Immigrant children, including many  born in this country, make up just 5 percent of state enrollment, but their  numbers are growing. The state -- and these students -- do not have the  luxury of waiting for several years of disappointing failure before taking  concerted action to improve the movement of these children into mainstream  classes.

The obvious need is for many more teachers trained in the skills  of teaching English as a second language. Too many students are in classes  with teachers who might have some limited training in this area but lack the  deep background required, especially in classes that include children  speaking several languages. According to an informal survey several months ago by the state, more than half of the 52 school districts teaching the  overwhelming majority of non-native English speakers had not set up separate classes to teach English as a second language.

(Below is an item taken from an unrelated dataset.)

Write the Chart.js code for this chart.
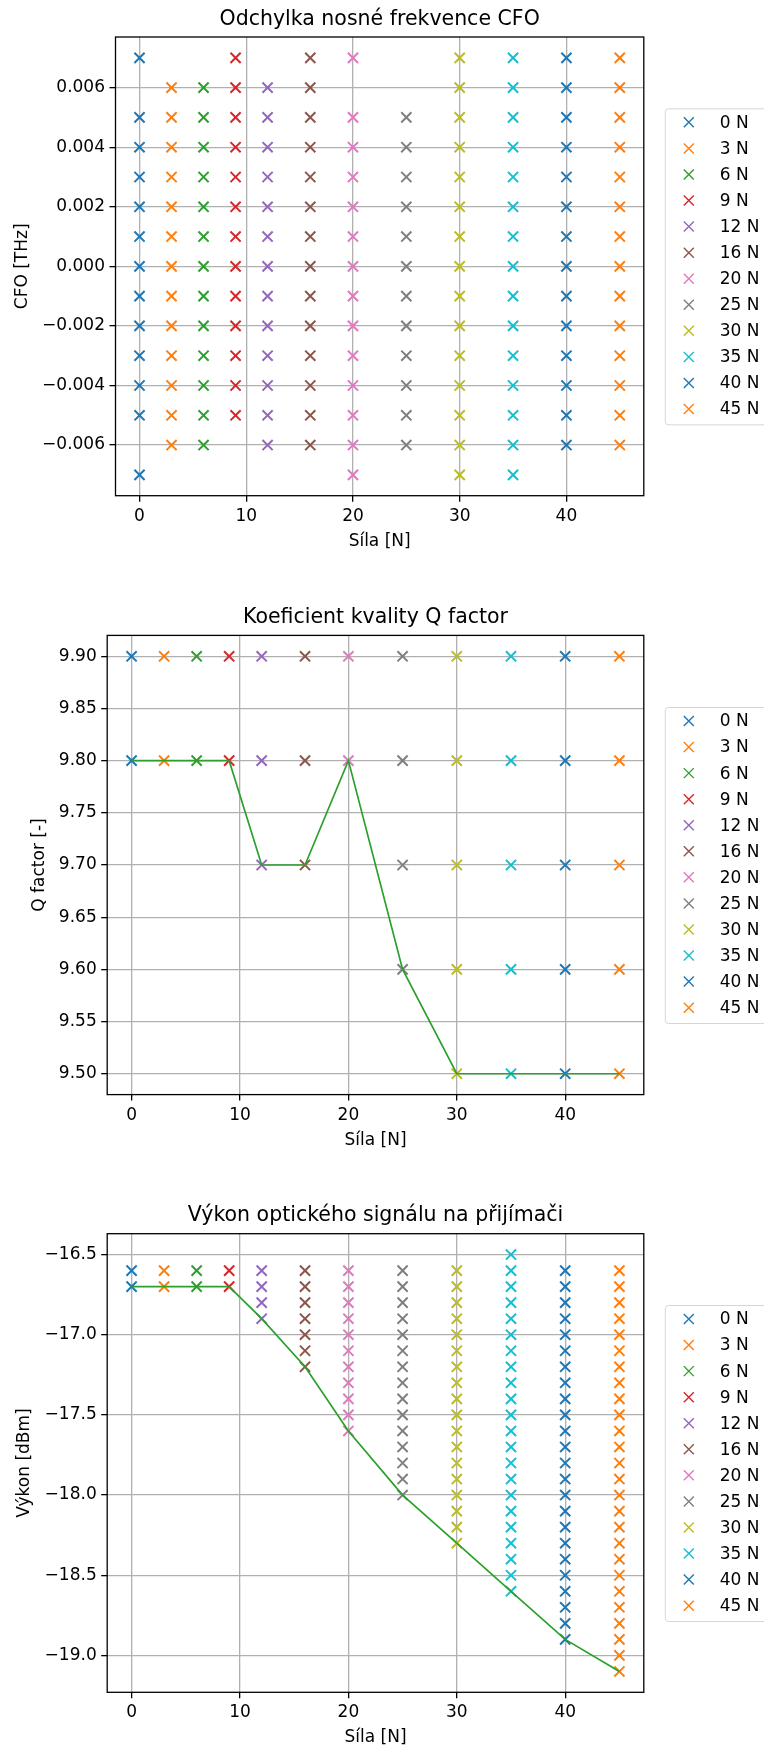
<!DOCTYPE html>
<html>
<head>
<meta charset="utf-8">
<script src="https://cdn.jsdelivr.net/npm/chart.js@4.4.0/dist/chart.umd.min.js"></script>
<style>
    html, body { margin: 0; padding: 0; background: #fff; overflow: hidden; }
    body { width: 764px; height: 1749px; position: relative; }
    canvas { position: absolute; left: 0; }
</style>
</head>
<body>
<canvas id="cfoChart" width="764" height="560" style="top:0px"></canvas>
<canvas id="qChart" width="764" height="600" style="top:560px"></canvas>
<canvas id="powerChart" width="764" height="580" style="top:1180px"></canvas>
<script>
// force levels (x) and legend labels
var forces = [0, 3, 6, 9, 12, 16, 20, 25, 30, 35, 40, 45];
var forceLabels = ['0 N', '3 N', '6 N', '9 N', '12 N', '16 N', '20 N', '25 N', '30 N', '35 N', '40 N', '45 N'];
var colors = ['#1f77b4', '#ff7f0e', '#2ca02c', '#d62728', '#9467bd', '#8c564b',
              '#e377c2', '#7f7f7f', '#bcbd22', '#17becf', '#1f77b4', '#ff7f0e'];

// CFO [THz] readings, one list per force
var cfoValues = [
    [0.007, 0.005, 0.004, 0.003, 0.002, 0.001, 0, -0.001, -0.002, -0.003, -0.004, -0.005, -0.007],
    [0.006, 0.005, 0.004, 0.003, 0.002, 0.001, 0, -0.001, -0.002, -0.003, -0.004, -0.005, -0.006],
    [0.006, 0.005, 0.004, 0.003, 0.002, 0.001, 0, -0.001, -0.002, -0.003, -0.004, -0.005, -0.006],
    [0.007, 0.006, 0.005, 0.004, 0.003, 0.002, 0.001, 0, -0.001, -0.002, -0.003, -0.004, -0.005],
    [0.006, 0.005, 0.004, 0.003, 0.002, 0.001, 0, -0.001, -0.002, -0.003, -0.004, -0.005, -0.006],
    [0.007, 0.006, 0.005, 0.004, 0.003, 0.002, 0.001, 0, -0.001, -0.002, -0.003, -0.004, -0.005, -0.006],
    [0.007, 0.005, 0.004, 0.003, 0.002, 0.001, 0, -0.001, -0.002, -0.003, -0.004, -0.005, -0.006, -0.007],
    [0.005, 0.004, 0.003, 0.002, 0.001, 0, -0.001, -0.002, -0.003, -0.004, -0.005, -0.006],
    [0.007, 0.006, 0.005, 0.004, 0.003, 0.002, 0.001, 0, -0.001, -0.002, -0.003, -0.004, -0.005, -0.006, -0.007],
    [0.007, 0.006, 0.005, 0.004, 0.003, 0.002, 0.001, 0, -0.001, -0.002, -0.003, -0.004, -0.005, -0.006, -0.007],
    [0.007, 0.006, 0.005, 0.004, 0.003, 0.002, 0.001, 0, -0.001, -0.002, -0.003, -0.004, -0.005, -0.006],
    [0.007, 0.006, 0.005, 0.004, 0.003, 0.002, 0.001, 0, -0.001, -0.002, -0.003, -0.004, -0.005, -0.006]
];

// Q factor readings, one list per force
var qValues = [
    [9.9, 9.8],
    [9.9, 9.8],
    [9.9, 9.8],
    [9.9, 9.8],
    [9.9, 9.8, 9.7],
    [9.9, 9.8, 9.7],
    [9.9, 9.8],
    [9.9, 9.8, 9.7, 9.6],
    [9.9, 9.8, 9.7, 9.6, 9.5],
    [9.9, 9.8, 9.7, 9.6, 9.5],
    [9.9, 9.8, 9.7, 9.6, 9.5],
    [9.9, 9.8, 9.7, 9.6, 9.5]
];
var qLine = [9.8, 9.8, 9.8, 9.8, 9.7, 9.7, 9.8, 9.6, 9.5, 9.5, 9.5, 9.5];

// received power [dBm], one list per force
var powerValues = [
    [-16.6, -16.7],
    [-16.6, -16.7],
    [-16.6, -16.7],
    [-16.6, -16.7],
    [-16.6, -16.7, -16.8, -16.9],
    [-16.6, -16.7, -16.8, -16.9, -17.0, -17.1, -17.2],
    [-16.6, -16.7, -16.8, -16.9, -17.0, -17.1, -17.2, -17.3, -17.4, -17.5, -17.6],
    [-16.6, -16.7, -16.8, -16.9, -17.0, -17.1, -17.2, -17.3, -17.4, -17.5, -17.6, -17.7, -17.8, -17.9, -18.0],
    [-16.6, -16.7, -16.8, -16.9, -17.0, -17.1, -17.2, -17.3, -17.4, -17.5, -17.6, -17.7, -17.8, -17.9, -18.0,
     -18.1, -18.2, -18.3],
    [-16.5, -16.6, -16.7, -16.8, -16.9, -17.0, -17.1, -17.2, -17.3, -17.4, -17.5, -17.6, -17.7, -17.8, -17.9,
     -18.0, -18.1, -18.2, -18.3, -18.4, -18.5, -18.6],
    [-16.6, -16.7, -16.8, -16.9, -17.0, -17.1, -17.2, -17.3, -17.4, -17.5, -17.6, -17.7, -17.8, -17.9, -18.0,
     -18.1, -18.2, -18.3, -18.4, -18.5, -18.6, -18.7, -18.8, -18.9],
    [-16.6, -16.7, -16.8, -16.9, -17.0, -17.1, -17.2, -17.3, -17.4, -17.5, -17.6, -17.7, -17.8, -17.9, -18.0,
     -18.1, -18.2, -18.3, -18.4, -18.5, -18.6, -18.7, -18.8, -18.9, -19.0, -19.1]
];
var powerLine = [-16.7, -16.7, -16.7, -16.7, -16.9, -17.2, -17.6, -18.0, -18.3, -18.6, -18.9, -19.1];

// tick values
var forceTicks = [0, 10, 20, 30, 40];
var cfoTicks = [-0.006, -0.004, -0.002, 0, 0.002, 0.004, 0.006];
var qTicks = [9.50, 9.55, 9.60, 9.65, 9.70, 9.75, 9.80, 9.85, 9.90];
var powerTicks = [-19.0, -18.5, -18.0, -17.5, -17.0, -16.5];

var fontFamily = '"DejaVu Sans", sans-serif';
var W = 764;

function fmt(v, digits) {
    return v.toFixed(digits).replace('-', '\u2212');
}

// axes frame + legend to the right of the plot (cut by the page edge like the original)
var frameAndLegend = {
    id: 'frameAndLegend',
    afterDraw: function (chart) {
        var ctx = chart.ctx;
        var a = chart.chartArea;
        ctx.save();
        ctx.strokeStyle = '#000';
        ctx.lineWidth = 1.3;
        ctx.strokeRect(a.left, a.top, a.right - a.left, a.bottom - a.top);

        var items = chart.data.datasets.filter(function (d) { return !d.noLegend; });
        var boxH = 316;
        var boxX = a.right + 21;
        var boxY = (a.top + a.bottom) / 2 - boxH / 2;
        ctx.fillStyle = 'rgba(255,255,255,0.8)';
        ctx.strokeStyle = '#d6d6d6';
        ctx.lineWidth = 1;
        ctx.beginPath();
        ctx.roundRect(boxX + 0.5, boxY + 0.5, 140, boxH, 3);
        ctx.fill();
        ctx.stroke();

        ctx.font = '17px ' + fontFamily;
        ctx.textBaseline = 'middle';
        ctx.textAlign = 'left';
        items.forEach(function (d, i) {
            var cy = boxY + 14 + i * 26.06;
            var cx = boxX + 24;
            ctx.strokeStyle = d.pointBorderColor;
            ctx.lineWidth = 1.4;
            ctx.beginPath();
            ctx.moveTo(cx - 5, cy - 5); ctx.lineTo(cx + 5, cy + 5);
            ctx.moveTo(cx - 5, cy + 5); ctx.lineTo(cx + 5, cy - 5);
            ctx.stroke();
            ctx.fillStyle = '#000';
            ctx.fillText(d.label, boxX + 55, cy + 1);
        });
        ctx.restore();
    }
};

function makeChart(id, cfg) {
    var ctx = document.getElementById(id).getContext('2d');
    var canvasH = document.getElementById(id).height;

    var datasets = [];
    cfg.values.forEach(function (vals, i) {
        datasets.push({
            label: forceLabels[i],
            data: vals.map(function (v) { return { x: forces[i], y: v }; }),
            showLine: false,
            pointStyle: 'crossRot',
            pointRadius: 7.2,
            pointBorderColor: colors[i],
            pointBackgroundColor: colors[i],
            pointBorderWidth: 2,
            borderColor: colors[i],
        });
    });
    if (cfg.line) {
        datasets.push({
            label: 'line',
            noLegend: true,
            data: cfg.line.map(function (v, i) { return { x: forces[i], y: v }; }),
            showLine: true,
            borderColor: '#2ca02c',
            borderWidth: 1.7,
            pointRadius: 0,
            fill: false,
            order: -1,
        });
    }

    var axisFont = { family: fontFamily, size: 17 };

    var options = {
        responsive: false,
        animation: false,
        events: [],
        layout: {
            padding: { left: 0, top: 0, right: W - cfg.right, bottom: canvasH - cfg.bottom - 64.3 }
        },
        plugins: {
            legend: { display: false },
            tooltip: { enabled: false },
            title: {
                display: true,
                text: cfg.title,
                color: '#000',
                fullSize: false,
                font: { family: fontFamily, size: 20.5, weight: 'normal' },
                padding: { top: cfg.titleTop, bottom: cfg.top - cfg.titleTop - 24.6 },
            },
        },
        scales: {
            x: {
                type: 'linear',
                min: -2.25,
                max: 47.25,
                afterBuildTicks: function (s) {
                    s.ticks = forceTicks.map(function (v) { return { value: v }; });
                },
                afterFit: function (s) { s.height = 64.3; },
                grid: { color: '#b0b0b0', lineWidth: 1.3, tickLength: 6, tickColor: '#000', tickWidth: 1.3 },
                border: { display: false },
                ticks: {
                    color: '#000', font: axisFont, padding: 4.5, maxRotation: 0, autoSkip: false,
                    callback: function (v) { return String(v); },
                },
                title: {
                    display: true, text: 'Síla [N]', color: '#000', font: axisFont,
                    padding: { top: 0, bottom: 8.6 },
                },
            },
            y: {
                type: 'linear',
                min: cfg.yMin,
                max: cfg.yMax,
                afterBuildTicks: function (s) {
                    s.ticks = cfg.yTicks.map(function (v) { return { value: v }; });
                },
                afterFit: function (s) { s.width = cfg.left; },
                grid: { color: '#b0b0b0', lineWidth: 1.3, tickLength: 6, tickColor: '#000', tickWidth: 1.3 },
                border: { display: false },
                ticks: {
                    color: '#000', font: axisFont, padding: 4.5, autoSkip: false,
                    callback: function (v) { return fmt(v, cfg.digits); },
                },
                title: {
                    display: true, text: cfg.yTitle, color: '#000', font: axisFont,
                    padding: { top: cfg.yTitleX - 10.2, bottom: 0 },
                },
            },
        },
    };

    return new Chart(ctx, {
        type: 'scatter',
        data: { datasets: datasets },
        options: options,
        plugins: [frameAndLegend],
    });
}

makeChart('cfoChart', {
    title: 'Odchylka nosné frekvence CFO',
    yTitle: 'CFO [THz]',
    values: cfoValues,
    yTicks: cfoTicks, yMin: -0.0077, yMax: 0.0077, digits: 3,
    left: 115.5, right: 643.8, top: 37, bottom: 495.7,
    titleTop: 7.2, yTitleX: 22.4,
});

makeChart('qChart', {
    title: 'Koeficient kvality Q factor',
    yTitle: 'Q factor [-]',
    values: qValues,
    line: qLine,
    yTicks: qTicks, yMin: 9.48, yMax: 9.92, digits: 2,
    left: 107.2, right: 643.8, top: 75.4, bottom: 534.6,
    titleTop: 45.1, yTitleX: 39.2,
});

makeChart('powerChart', {
    title: 'Výkon optického signálu na přijímači',
    yTitle: 'Výkon [dBm]',
    values: powerValues,
    line: powerLine,
    yTicks: powerTicks, yMin: -19.23, yMax: -16.37, digits: 1,
    left: 107.2, right: 643.8, top: 53.7, bottom: 512.3,
    titleTop: 23.2, yTitleX: 25,
});
</script>
</body>
</html>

Recruiting, training,  and paying the ESL teachers will require a leadership role from the state,  not just the districts. At the higher-education level, the state should  ensure that the public colleges and universities that prepare many of the  state's future teachers greatly expand their ESL programs. The state should  also make sure that districts are heeding the state's expectation of a  minimum of 2.5 hours of ESL instruction daily for beginning and  early-intermediate students.

In some cases, the best way to get qualified  instructors might be to provide extensive training to regular teachers, with  the state providing funding for this, as it is doing this summer for  Worcester and Boston. If bonuses are needed to get teachers into ESL or to  attract ESL teachers from other states, the state should provide them. The  state must also do more to train regular teachers to handle students with  little English ability.

Education Commissioner David Driscoll compares  the change wrought by the 2002 law to the transformation in special education  under the state's Chapter 766 in 1974. He said the new law in English  immersion brought with it ``essentially" no money. He said, ``I think a lot  has been done. . .

 I think we have a long way to go." The state will not get  to where it should be until it gives this challenge the priority and funding  it deserves.